Now, at the start of 2022, the CDP, investors in both TIM and Open Fiber, are once again voicing their support for the creation of a single national network. 
 
Giovanni Gorno Tempini, president of the CDP and TIM board member, said that a single network would be needed to maximise the value of European recovery funds.
 
“Broadband is the centre of attention and we believe that the launch of the PNRR (National Recovery and Resilience Plan)… makes the design of a single network even more important to avoid duplication of investments,” said Tempini, noting that there was “no alternative” to revisiting the potential merger.
 
He noted that time was of the essence, suggesting that the benefits of such an arrangement would rapidly diminish over the coming years.
 
“We need to hurry: in two years’ time, possible synergies on investments and projects could be less relevant,” he said.
 
For TIM, however, any potential discussions would come at a time of great upheaval.
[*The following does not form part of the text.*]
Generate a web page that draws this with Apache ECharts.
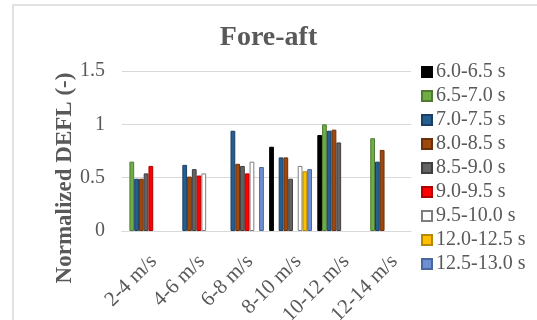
<!DOCTYPE html>
<html>
<head>
<meta charset="utf-8">
<script src="https://cdn.jsdelivr.net/npm/echarts@6/dist/echarts.min.js"></script>
<style>
  html, body { margin: 0; padding: 0; background: #fff; }
  #chart { width: 537px; height: 320px; }
</style>
</head>
<body>
<div id="chart"></div>
<script>
// Wind speed bins
const categories = ['2-4 m/s', '4-6 m/s', '6-8 m/s', '8-10 m/s', '10-12 m/s', '12-14 m/s'];

// Wave period bins (legend entries)
const periodNames = ['6.0-6.5 s', '6.5-7.0 s', '7.0-7.5 s', '8.0-8.5 s', '8.5-9.0 s',
                     '9.0-9.5 s', '9.5-10.0 s', '12.0-12.5 s', '12.5-13.0 s'];

// Normalized DEFL per period bin, one value per wind speed bin (null = no data)
const p60_65   = [null, null, null, 0.79, 0.90, null];
const p65_70   = [0.65, null, null, null, 1.00, 0.87];
const p70_75   = [0.49, 0.62, 0.94, 0.69, 0.94, 0.65];
const p80_85   = [0.49, 0.51, 0.63, 0.69, 0.95, 0.76];
const p85_90   = [0.54, 0.58, 0.61, 0.49, 0.83, null];
const p90_95   = [0.61, 0.52, 0.54, null, null, null];
const p95_100  = [null, 0.54, 0.65, 0.61, null, null];
const p120_125 = [null, null, null, 0.56, null, null];
const p125_130 = [null, null, 0.60, 0.58, null, null];

const seriesValues = [p60_65, p65_70, p70_75, p80_85, p85_90, p90_95, p95_100, p120_125, p125_130];

const fills   = ['#000000', '#70AD47', '#255E91', '#9E480E', '#636363', '#FF0000', '#FFFFFF', '#FFC000', '#6F8FD4'];
const borders = ['#000000', '#4E7A31', '#1A3F63', '#6A300A', '#3F3F3F', '#B00000', '#7F7F7F', '#B58800', '#4A66A0'];

const yTicks = { min: 0, max: 1.5, interval: 0.5 };
const yTitle = 'Normalized DEFL (-)';

const serif = '"Liberation Serif", "Times New Roman", serif';
const textGray = '#595959';

const chart = echarts.init(document.getElementById('chart'), null, { renderer: 'canvas' });

chart.setOption({
  animation: false,
  backgroundColor: '#ffffff',
  graphic: [
    {
      // chart-area frame
      type: 'rect',
      shape: { x: 13, y: 5, width: 700, height: 500 },
      style: { fill: 'none', stroke: '#d9d9d9', lineWidth: 1.5 },
      silent: true
    },
    {
      // value-axis title, centred on the chart area rather than the plot
      type: 'text',
      x: 65,
      y: 178,
      rotation: Math.PI / 2,
      style: {
        text: yTitle,
        fontFamily: serif,
        fontWeight: 'bold',
        fontSize: 23,
        fill: textGray,
        align: 'center',
        verticalAlign: 'middle'
      },
      silent: true
    }
  ],
  title: {
    text: 'Fore-aft',
    left: 'center',
    top: 19,
    textStyle: { fontFamily: serif, fontWeight: 'bold', fontSize: 28, color: textGray }
  },
  legend: {
    orient: 'vertical',
    left: 416,
    top: 55,
    icon: 'rect',
    itemWidth: 10,
    itemHeight: 10,
    itemGap: 0,
    textStyle: { fontFamily: serif, fontSize: 20, color: textGray, lineHeight: 24, padding: [0, 0, 0, -1] },
    data: periodNames
  },
  grid: { left: 122, right: 126, top: 71, bottom: 89, containLabel: false, outerBoundsMode: 'none' },
  xAxis: {
    type: 'category',
    data: categories,
    axisLine: { lineStyle: { color: '#d9d9d9', width: 1 } },
    axisTick: { show: false },
    axisLabel: {
      rotate: 45, margin: 20, align: 'right', verticalAlign: 'top',
      fontFamily: serif, fontSize: 21, color: textGray, interval: 0
    }
  },
  yAxis: {
    type: 'value',
    min: yTicks.min,
    max: yTicks.max,
    interval: yTicks.interval,
    axisLine: { show: false },
    axisTick: { show: false },
    splitLine: { lineStyle: { color: '#d9d9d9', width: 1 } },
    axisLabel: { margin: 17, fontFamily: serif, fontSize: 20, color: textGray }
  },
  series: periodNames.map((name, i) => ({
    name: name,
    type: 'bar',
    data: seriesValues[i],
    barGap: '0%',
    barCategoryGap: '11%',
    itemStyle: { color: fills[i], borderColor: borders[i], borderWidth: 1 }
  }))
});
</script>
</body>
</html>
The company is currently facing a potential takeover by US investment fund KKR, who made an offer to buy the company in November for around €10.8 billion. The firm had previously purchased a minority stake in TIM’s ‘last mile’ fibre network for €1.8 billion back in 2020, with sources suggesting that KKR would carve out and further monetise TIM’s valuable fibre network.
 
The offer quickly indirectly led to the resignation of Luigi Gubitosi, who stepped aside after the company was forced to issue yet another profit warning. TIM promoted TIM Brasil CEO Pietro Labriola to general manager in December, with a permanent replacement CEO expected to be announced later this month.
 
As a result, it seems unlikely that discussions between Open Fiber, TIM, and the government surrounding the single network will begin again in earnest until TIM’s own internal overhaul is complete.
 
In related news, the Italian broadband market continues to grow ever more competitive, with the end of 2021 seeing broadband operators Tiscali and Linkem agree to merge. The move will create Italy’s fifth largest fixed line operator, with around 1.2 million retail customers. The deal is expected to finalise during the first half of 2022.